Nos instaba Cristo en el evangelio del domingo pasado al amor incluso a los enemigos. En este nos habla del tonto, el que, creyéndose lúcido, guía a otro ciego haciéndolos caer en el hoyo, el que evita revisarse internamente en sus acciones, pensamiento y omisiones y, por tanto, no llega a descubrir sus faltas, pero, sin embargo, ejerce una maestría singular para delatar el mal ajeno. No es que no tengamos que amarlo, por supuesto, pero tenemos que ser precavidos y evitar ser seducidos por su maldad, por su ignorancia, por su estupidez, que, desgraciadamente, cala con facilidad. Porque las palabras de Cristo van dirigidas, especialmente, para que, personalmente nos miremos cada uno y distingamos si estamos ejerciendo lo que Él mismo critica: si estamos cualificándonos como tontos consumados.
Existen una serie de ejercicios que impiden esta tragedia personal y social. Lo primero consiste en saberse del montón, es decir: considerar que todos estamos hechos de la misma masa, tan frágil y deslucida como el barro, pero amada por Dios hasta hacerla capaz de lo divino. Ser del montón equilibra los afectos, pues ni nos deja caer en el desánimo pesaroso de quien se cree siempre peor, incapaz, derrota-do ni en la ficción del que piensa ser el único, el mejor, el excepcional. Con respecto a los demás nos lleva a saber que lo que le sucede a él, para bien o para mal, también me puede suceder a mí; lo que hace ese, ¿por qué no terminaré haciéndolo yo (si es que ya no estoy en camino)? Ayuda a la fraternidad, porque parte del reconocimiento de una misma condición.

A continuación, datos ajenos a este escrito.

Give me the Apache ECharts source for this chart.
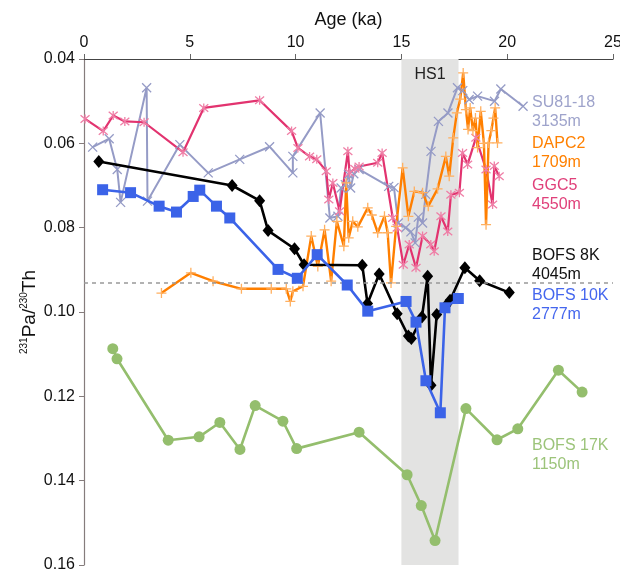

Esto nos ha de llevar a la humildad, virtud completamente antagonista del tonto, y, de ahí, a la consciencia de nuestros pecados y el arrepentimiento consecuente. Ya no solo soy de la misma masa que el resto, sino, además, pecador, mal-versador de los bienes que Dios me ha dado. Junto a ello se encuentra el temor de Dios, antídoto ante quien piensa ocupar su puesto (movimiento reconocible en el tonto). Y, como cierre de buenos propósitos para evitar esta estulticia dañina, la implicación en la felicidad de las personas que encuentro en el camino, el compromiso por la paz, la esperanza, la fe, la justicia, la belleza, la caridad. Mientras el tonto trabaja por la destrucción y la muerte a través de sus mentiras, el que lo evita y camina en amistad con Cristo trabaja por la resurrección, todo lo que favorece la acción del Espíritu Santo en nosotros, donde lo material va recibiendo de los espiritual y divino configurando, no una vida meramente buena, sino santa. Porque el oponente al tonto no es el que practica con inteligencia la bondad, sino el santo, el que deja que Dios actúe amarrando todo lo que él puede y tiene a su Señor para trabajar con Él, por Él, en Él. Es el que acoge la siempre de la Palabra de Dios en su corazón, para que, lo que este asesore, sea cosecha de la semilla de su Señor y su lengua hable lo que rebosa allí dentro. Esto lo convierte en árbol bueno, que toma distancia del árbol declarado como inútil por su infecundidad, por su fruto vacío o rancio.
Que el Espíritu Santo nos aparte de la estulticia, de creernos sabios al margen de Dios, de creernos poseedores de la verdad fuera de la Verdad, a ser jueces de los demás habiendo despreciado al Maestro, la Palabra de Dios viva y eficaz.